By Stelios Orphanides
Cypriot authorities are reviewing various the scenarios for setting up a non-performing loans management body to will relieve private lenders from part of their delinquent portfolio, which totals over €21 billion, two sources said.
Decisions about significant aspects of the plan – including its size and the extent of government participation – are still pending, said one of the sources, who spoke on condition of anonymity. In addition, weaknesses in insolvency and foreclosure legislation, modernised as part of Cyprus’ bailout agreement more than three years ago, are still a cause for concern.
The Central Bank of Cyprus, which is involved in the preparation of the draft legislation with the Ministry of Finance, has already sent a memo to the ministry.
“Having a purely privately funded body is an unachievable goal,” the first source said. On the other hand, it is understood that the high public debt, which is projected to have fallen to slightly below 100 per cent of economic output last year, is a significant constraint for the government’s participation.
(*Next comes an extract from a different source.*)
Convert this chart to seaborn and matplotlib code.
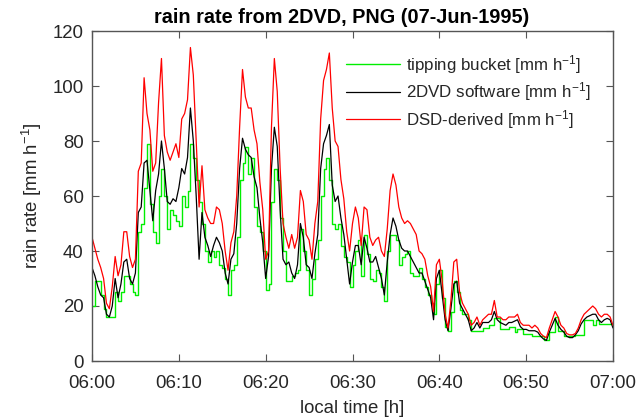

This again, raises the question of the return prospective private investors should expect against the price at which banks will sell non-performing loans to the body, the source said, adding that ‘depending on how they will be managed, there is a chance for private investors to lose money’.
Investors will also be expending ‘adequate incentives’ should the body have to deal with non-performing loans that require legal action, he continued, adding that an overhaul of judicial procedures may help address concerns, mainly by reducing the time required for rulings.
“All in all, the legislation is good, but it has gaps and the judicial system needs to be fixed,” the source added.
A second official, who also spoke on condition of anonymity, practically ruled out a participation of the government in the scheme with its own funds, adding that it will restrict itself to the preparation of the legislative framework.
“The government’s role will be supplementary,” the official said, adding that all other stakeholders, including banks and borrowers will have to contribute.